(Records with drawing code)
########################################

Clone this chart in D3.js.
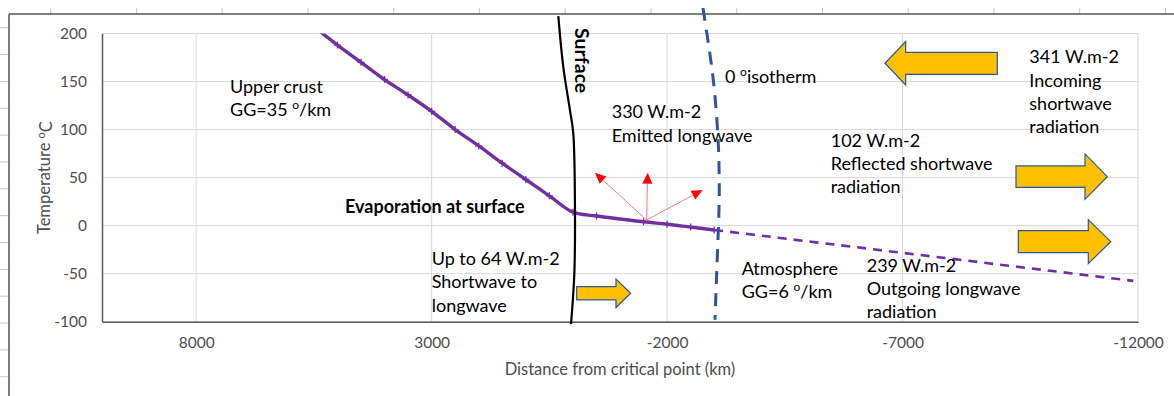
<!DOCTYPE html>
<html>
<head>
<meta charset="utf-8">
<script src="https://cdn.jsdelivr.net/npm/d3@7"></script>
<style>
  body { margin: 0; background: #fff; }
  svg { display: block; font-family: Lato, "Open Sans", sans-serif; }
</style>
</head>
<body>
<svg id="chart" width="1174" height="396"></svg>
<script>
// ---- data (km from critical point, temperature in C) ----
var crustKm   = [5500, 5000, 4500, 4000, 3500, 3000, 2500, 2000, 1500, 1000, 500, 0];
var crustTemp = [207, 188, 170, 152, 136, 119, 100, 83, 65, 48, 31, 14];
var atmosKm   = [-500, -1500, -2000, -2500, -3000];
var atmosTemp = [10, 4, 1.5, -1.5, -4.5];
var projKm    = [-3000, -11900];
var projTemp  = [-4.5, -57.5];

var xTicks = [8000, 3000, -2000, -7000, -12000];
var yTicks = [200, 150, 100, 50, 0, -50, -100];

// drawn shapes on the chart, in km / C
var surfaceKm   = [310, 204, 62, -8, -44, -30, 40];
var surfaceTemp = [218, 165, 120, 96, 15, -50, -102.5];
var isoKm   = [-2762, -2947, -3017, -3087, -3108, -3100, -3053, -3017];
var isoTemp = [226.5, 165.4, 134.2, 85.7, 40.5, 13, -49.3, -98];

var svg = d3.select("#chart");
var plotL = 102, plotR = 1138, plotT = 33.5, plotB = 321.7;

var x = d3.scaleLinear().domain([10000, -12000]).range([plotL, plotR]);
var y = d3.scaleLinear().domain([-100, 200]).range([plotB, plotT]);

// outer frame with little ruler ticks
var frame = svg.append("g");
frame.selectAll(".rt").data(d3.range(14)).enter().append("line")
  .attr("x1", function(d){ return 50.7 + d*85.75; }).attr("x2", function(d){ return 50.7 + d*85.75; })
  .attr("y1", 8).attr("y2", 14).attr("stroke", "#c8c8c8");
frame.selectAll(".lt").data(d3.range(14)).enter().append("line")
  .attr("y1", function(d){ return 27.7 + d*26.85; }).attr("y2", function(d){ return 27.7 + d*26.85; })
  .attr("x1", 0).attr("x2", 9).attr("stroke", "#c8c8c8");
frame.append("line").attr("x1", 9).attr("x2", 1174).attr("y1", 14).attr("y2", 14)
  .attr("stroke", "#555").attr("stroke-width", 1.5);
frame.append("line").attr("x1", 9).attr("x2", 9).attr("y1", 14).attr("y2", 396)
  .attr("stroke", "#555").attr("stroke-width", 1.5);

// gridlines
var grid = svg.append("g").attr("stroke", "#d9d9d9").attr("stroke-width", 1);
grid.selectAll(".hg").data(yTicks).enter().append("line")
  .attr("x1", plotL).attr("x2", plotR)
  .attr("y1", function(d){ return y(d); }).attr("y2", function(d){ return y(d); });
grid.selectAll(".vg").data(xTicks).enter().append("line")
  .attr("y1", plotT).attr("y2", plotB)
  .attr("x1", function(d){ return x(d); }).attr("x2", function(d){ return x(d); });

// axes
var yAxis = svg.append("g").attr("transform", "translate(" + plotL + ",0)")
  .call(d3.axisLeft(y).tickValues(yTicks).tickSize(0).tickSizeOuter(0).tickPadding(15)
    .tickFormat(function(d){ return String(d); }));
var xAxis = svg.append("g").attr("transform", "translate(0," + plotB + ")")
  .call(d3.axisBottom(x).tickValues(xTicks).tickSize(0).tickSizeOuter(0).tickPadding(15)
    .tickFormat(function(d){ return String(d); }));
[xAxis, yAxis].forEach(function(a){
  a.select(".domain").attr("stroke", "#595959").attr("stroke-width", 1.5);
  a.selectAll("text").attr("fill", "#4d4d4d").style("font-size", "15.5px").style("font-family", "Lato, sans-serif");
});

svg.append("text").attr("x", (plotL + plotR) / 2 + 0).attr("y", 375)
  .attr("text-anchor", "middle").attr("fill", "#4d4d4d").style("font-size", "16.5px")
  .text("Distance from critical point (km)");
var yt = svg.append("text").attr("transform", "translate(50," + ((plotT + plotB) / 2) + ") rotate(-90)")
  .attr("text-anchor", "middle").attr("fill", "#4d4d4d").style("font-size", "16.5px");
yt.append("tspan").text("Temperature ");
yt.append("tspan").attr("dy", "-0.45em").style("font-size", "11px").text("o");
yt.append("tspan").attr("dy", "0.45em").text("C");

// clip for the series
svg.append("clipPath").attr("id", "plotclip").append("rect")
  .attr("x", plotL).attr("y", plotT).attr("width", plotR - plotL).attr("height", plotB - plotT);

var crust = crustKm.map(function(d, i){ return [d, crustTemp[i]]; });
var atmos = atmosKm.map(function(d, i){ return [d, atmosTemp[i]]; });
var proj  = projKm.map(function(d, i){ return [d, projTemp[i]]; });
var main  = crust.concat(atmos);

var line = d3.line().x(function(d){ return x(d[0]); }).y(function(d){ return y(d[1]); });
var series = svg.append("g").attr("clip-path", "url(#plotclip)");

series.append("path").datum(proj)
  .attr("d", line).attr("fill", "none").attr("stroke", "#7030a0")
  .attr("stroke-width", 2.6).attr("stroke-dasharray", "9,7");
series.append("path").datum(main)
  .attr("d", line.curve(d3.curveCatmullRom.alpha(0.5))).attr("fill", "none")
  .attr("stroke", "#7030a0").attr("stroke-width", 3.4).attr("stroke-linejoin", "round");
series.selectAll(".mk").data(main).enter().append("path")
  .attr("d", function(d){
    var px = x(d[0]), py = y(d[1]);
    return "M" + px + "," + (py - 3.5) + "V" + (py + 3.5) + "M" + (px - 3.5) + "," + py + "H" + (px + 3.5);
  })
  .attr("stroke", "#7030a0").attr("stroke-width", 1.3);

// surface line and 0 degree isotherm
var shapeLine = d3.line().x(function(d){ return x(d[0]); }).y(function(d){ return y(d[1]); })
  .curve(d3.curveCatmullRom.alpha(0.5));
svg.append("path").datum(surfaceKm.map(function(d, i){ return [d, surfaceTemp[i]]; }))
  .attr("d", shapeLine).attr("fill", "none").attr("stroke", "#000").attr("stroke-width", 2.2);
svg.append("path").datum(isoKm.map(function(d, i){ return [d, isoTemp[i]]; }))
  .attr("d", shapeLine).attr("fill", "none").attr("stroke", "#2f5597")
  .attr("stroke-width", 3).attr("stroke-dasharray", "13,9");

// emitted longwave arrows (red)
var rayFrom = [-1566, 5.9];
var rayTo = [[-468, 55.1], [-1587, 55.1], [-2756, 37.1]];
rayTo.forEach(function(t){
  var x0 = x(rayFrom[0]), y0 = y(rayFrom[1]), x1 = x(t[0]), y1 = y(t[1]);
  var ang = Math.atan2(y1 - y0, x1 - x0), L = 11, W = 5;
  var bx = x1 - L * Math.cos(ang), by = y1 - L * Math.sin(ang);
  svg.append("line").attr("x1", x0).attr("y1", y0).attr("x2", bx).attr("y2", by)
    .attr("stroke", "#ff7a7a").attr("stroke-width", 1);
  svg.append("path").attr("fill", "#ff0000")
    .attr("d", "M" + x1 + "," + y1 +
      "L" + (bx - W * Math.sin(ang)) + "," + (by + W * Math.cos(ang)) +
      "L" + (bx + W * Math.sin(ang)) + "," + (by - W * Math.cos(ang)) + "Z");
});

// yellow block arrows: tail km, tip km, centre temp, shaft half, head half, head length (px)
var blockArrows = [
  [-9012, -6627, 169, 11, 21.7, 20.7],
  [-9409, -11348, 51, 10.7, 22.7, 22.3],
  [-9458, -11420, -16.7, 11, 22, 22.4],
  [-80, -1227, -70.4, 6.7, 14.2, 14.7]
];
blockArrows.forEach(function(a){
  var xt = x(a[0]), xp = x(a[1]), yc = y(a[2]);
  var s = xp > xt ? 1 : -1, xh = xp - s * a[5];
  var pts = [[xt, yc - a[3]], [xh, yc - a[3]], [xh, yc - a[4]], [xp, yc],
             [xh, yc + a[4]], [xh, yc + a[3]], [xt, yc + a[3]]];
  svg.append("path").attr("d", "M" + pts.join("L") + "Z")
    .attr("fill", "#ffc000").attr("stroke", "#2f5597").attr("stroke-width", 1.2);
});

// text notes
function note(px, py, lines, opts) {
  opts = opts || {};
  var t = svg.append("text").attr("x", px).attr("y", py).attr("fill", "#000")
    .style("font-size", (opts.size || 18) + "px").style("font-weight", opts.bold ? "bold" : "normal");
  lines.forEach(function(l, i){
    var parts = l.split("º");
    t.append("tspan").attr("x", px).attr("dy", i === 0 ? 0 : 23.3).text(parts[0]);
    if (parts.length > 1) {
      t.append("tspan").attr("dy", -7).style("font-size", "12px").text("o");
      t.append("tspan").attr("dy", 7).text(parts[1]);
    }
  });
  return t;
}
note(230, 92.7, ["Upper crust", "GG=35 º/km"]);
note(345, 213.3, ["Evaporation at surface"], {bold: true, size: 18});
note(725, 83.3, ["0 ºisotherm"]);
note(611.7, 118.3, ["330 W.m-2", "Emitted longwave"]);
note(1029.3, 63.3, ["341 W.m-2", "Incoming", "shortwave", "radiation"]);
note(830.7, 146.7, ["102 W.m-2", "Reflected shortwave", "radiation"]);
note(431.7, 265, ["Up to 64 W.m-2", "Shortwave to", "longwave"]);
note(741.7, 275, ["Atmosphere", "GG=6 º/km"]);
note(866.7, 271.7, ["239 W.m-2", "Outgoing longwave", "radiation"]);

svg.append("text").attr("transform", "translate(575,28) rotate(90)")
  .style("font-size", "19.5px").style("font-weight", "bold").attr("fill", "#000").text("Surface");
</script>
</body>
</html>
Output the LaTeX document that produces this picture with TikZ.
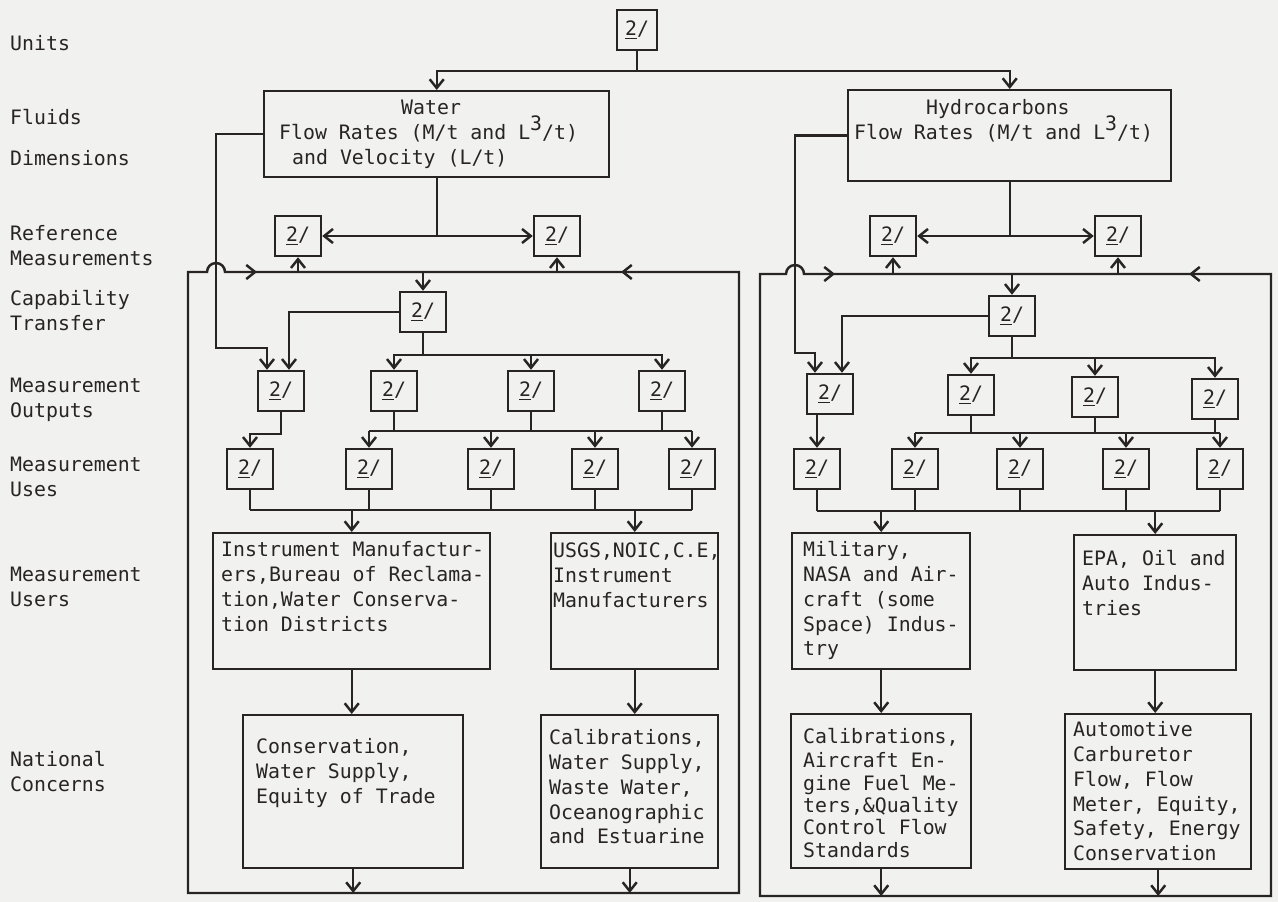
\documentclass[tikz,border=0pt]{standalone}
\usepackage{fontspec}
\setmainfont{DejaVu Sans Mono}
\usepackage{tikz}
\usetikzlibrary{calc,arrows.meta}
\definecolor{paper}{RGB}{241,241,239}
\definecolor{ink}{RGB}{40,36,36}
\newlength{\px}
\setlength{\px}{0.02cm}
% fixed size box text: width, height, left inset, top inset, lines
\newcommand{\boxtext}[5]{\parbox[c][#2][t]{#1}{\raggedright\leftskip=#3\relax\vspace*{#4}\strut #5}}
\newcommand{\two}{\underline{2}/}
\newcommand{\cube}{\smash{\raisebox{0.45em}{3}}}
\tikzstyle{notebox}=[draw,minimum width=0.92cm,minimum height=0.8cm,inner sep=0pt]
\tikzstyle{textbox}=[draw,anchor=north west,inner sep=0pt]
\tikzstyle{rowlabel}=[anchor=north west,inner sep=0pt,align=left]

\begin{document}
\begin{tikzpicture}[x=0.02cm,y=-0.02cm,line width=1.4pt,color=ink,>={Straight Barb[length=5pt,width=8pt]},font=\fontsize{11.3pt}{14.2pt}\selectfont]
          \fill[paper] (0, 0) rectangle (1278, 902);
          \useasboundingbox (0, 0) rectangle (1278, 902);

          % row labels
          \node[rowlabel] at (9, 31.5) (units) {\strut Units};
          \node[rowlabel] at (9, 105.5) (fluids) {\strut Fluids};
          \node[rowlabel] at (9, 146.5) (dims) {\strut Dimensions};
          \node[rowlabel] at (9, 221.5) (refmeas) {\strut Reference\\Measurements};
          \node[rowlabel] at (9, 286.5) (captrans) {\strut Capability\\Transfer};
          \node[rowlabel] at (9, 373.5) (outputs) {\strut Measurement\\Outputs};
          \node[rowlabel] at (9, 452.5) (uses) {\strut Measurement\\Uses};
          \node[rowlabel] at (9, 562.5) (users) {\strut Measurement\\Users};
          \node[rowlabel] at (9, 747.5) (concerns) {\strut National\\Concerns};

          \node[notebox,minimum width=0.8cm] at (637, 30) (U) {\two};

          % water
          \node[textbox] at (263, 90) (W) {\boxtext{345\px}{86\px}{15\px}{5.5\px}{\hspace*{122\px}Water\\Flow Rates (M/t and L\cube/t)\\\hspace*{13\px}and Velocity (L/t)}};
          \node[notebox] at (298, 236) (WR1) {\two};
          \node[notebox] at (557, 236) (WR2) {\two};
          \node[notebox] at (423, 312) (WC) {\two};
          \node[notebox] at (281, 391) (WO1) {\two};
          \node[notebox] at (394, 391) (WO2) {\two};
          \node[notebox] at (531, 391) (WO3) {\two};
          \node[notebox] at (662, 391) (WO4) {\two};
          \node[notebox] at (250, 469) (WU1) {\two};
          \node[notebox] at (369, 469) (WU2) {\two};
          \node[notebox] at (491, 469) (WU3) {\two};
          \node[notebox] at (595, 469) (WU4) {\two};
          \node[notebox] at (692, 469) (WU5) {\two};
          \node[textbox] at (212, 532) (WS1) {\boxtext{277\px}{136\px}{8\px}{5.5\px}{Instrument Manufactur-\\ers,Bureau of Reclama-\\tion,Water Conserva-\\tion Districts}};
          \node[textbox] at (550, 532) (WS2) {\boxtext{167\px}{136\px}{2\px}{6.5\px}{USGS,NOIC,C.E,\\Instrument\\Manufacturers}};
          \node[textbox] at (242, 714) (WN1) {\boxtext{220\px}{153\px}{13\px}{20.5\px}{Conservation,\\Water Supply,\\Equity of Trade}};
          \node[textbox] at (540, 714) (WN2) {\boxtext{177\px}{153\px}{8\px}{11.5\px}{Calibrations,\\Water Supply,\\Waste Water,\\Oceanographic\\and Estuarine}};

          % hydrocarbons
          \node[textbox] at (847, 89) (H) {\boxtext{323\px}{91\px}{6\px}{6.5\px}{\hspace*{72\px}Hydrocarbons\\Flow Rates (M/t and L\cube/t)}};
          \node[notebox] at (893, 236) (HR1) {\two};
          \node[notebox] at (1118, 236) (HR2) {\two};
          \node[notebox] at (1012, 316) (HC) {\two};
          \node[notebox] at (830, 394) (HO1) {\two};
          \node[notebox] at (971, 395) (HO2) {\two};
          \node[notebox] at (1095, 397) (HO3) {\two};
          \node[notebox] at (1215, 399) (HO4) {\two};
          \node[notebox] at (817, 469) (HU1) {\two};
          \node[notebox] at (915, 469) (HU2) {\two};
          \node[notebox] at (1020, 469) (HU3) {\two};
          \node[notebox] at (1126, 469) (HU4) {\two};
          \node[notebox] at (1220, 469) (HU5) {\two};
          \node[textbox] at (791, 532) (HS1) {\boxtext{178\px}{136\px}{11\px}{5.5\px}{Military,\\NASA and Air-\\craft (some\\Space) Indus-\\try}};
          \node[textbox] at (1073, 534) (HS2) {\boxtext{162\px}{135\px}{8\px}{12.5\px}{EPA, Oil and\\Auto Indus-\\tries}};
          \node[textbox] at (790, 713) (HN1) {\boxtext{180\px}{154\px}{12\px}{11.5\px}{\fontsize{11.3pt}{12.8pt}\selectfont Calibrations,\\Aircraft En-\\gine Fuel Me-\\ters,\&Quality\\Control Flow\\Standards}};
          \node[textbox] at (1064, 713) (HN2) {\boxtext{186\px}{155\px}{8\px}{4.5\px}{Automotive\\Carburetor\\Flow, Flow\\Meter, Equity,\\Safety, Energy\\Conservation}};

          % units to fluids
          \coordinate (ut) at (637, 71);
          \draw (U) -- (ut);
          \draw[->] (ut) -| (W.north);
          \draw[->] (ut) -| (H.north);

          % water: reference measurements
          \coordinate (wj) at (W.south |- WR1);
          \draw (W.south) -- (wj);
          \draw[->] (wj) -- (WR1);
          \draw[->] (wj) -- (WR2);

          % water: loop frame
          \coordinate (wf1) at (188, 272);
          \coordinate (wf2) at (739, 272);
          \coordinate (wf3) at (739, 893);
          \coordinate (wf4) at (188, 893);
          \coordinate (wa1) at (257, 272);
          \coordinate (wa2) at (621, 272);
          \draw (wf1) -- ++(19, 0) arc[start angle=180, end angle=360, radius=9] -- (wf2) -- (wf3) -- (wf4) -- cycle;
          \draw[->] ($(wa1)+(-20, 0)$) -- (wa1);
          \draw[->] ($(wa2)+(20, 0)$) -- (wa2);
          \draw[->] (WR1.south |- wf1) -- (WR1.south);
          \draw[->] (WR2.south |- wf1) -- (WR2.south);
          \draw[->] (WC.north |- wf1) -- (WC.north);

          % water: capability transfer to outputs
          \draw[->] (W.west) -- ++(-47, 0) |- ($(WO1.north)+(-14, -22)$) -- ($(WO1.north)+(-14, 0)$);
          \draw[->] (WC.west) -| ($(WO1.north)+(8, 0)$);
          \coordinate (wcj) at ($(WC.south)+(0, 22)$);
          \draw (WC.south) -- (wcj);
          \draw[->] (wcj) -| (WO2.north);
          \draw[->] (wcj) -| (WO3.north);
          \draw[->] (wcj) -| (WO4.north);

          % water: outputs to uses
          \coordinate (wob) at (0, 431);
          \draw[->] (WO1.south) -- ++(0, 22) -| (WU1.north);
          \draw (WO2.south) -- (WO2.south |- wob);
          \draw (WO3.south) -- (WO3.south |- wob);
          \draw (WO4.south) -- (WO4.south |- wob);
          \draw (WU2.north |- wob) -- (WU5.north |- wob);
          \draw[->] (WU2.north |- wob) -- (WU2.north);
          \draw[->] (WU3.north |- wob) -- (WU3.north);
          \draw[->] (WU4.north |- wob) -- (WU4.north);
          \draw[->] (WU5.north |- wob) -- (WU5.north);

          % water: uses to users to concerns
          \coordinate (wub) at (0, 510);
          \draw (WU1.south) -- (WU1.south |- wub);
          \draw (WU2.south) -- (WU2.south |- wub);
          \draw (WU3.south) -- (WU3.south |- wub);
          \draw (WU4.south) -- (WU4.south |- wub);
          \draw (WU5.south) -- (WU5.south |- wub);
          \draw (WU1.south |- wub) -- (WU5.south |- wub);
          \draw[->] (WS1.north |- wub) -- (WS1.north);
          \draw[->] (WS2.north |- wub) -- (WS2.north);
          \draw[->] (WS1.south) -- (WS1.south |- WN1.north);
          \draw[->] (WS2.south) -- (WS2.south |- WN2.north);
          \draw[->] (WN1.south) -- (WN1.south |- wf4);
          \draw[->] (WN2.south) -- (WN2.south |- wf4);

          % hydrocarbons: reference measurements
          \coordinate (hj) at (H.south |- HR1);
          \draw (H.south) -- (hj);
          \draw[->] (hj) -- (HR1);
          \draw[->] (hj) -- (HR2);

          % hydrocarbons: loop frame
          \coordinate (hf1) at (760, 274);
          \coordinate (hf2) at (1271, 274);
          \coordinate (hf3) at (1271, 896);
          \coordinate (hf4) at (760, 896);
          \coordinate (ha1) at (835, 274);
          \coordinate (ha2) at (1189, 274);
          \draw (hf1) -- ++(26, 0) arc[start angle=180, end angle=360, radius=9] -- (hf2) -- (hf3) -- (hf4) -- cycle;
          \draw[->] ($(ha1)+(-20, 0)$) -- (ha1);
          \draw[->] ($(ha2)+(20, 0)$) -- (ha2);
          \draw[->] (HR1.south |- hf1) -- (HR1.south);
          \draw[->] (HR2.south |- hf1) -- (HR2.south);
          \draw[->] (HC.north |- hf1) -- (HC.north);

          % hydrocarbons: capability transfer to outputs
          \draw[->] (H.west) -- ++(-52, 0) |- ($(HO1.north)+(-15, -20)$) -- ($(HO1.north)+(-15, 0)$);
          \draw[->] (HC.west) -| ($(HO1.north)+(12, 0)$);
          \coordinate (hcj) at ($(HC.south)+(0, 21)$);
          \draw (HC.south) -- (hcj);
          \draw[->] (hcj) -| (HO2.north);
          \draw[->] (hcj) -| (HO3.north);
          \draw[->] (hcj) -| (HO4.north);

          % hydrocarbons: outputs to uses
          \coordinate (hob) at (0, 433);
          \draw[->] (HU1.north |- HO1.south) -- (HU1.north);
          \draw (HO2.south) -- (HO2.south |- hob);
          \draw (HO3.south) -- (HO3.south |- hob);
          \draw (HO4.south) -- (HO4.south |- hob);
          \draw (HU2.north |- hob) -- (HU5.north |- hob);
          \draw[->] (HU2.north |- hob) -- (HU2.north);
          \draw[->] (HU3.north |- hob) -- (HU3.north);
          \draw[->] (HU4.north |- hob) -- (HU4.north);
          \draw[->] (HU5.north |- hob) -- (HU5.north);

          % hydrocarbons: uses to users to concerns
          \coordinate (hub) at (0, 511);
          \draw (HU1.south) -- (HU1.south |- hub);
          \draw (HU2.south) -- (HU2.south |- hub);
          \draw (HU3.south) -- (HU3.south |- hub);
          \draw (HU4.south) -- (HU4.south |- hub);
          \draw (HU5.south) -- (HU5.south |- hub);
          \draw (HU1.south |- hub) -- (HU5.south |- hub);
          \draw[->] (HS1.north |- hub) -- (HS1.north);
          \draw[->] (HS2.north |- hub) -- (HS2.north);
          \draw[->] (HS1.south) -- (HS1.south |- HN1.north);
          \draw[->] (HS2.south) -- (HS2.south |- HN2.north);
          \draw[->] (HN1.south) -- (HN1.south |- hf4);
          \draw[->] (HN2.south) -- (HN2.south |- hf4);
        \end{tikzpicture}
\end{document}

########################################

### Task statement
From the first line above down to the line with "d3.scaleLinear().domain([-100, 200]).range([plotB, plotT]);", reproduce every line and no others, omitting pictures.

### The answer
Clone this chart in D3.js.
<!DOCTYPE html>
<html>
<head>
<meta charset="utf-8">
<script src="https://cdn.jsdelivr.net/npm/d3@7"></script>
<style>
  body { margin: 0; background: #fff; }
  svg { display: block; font-family: Lato, "Open Sans", sans-serif; }
</style>
</head>
<body>
<svg id="chart" width="1174" height="396"></svg>
<script>
// ---- data (km from critical point, temperature in C) ----
var crustKm   = [5500, 5000, 4500, 4000, 3500, 3000, 2500, 2000, 1500, 1000, 500, 0];
var crustTemp = [207, 188, 170, 152, 136, 119, 100, 83, 65, 48, 31, 14];
var atmosKm   = [-500, -1500, -2000, -2500, -3000];
var atmosTemp = [10, 4, 1.5, -1.5, -4.5];
var projKm    = [-3000, -11900];
var projTemp  = [-4.5, -57.5];

var xTicks = [8000, 3000, -2000, -7000, -12000];
var yTicks = [200, 150, 100, 50, 0, -50, -100];

// drawn shapes on the chart, in km / C
var surfaceKm   = [310, 204, 62, -8, -44, -30, 40];
var surfaceTemp = [218, 165, 120, 96, 15, -50, -102.5];
var isoKm   = [-2762, -2947, -3017, -3087, -3108, -3100, -3053, -3017];
var isoTemp = [226.5, 165.4, 134.2, 85.7, 40.5, 13, -49.3, -98];

var svg = d3.select("#chart");
var plotL = 102, plotR = 1138, plotT = 33.5, plotB = 321.7;

var x = d3.scaleLinear().domain([10000, -12000]).range([plotL, plotR]);
var y = d3.scaleLinear().domain([-100, 200]).range([plotB, plotT]);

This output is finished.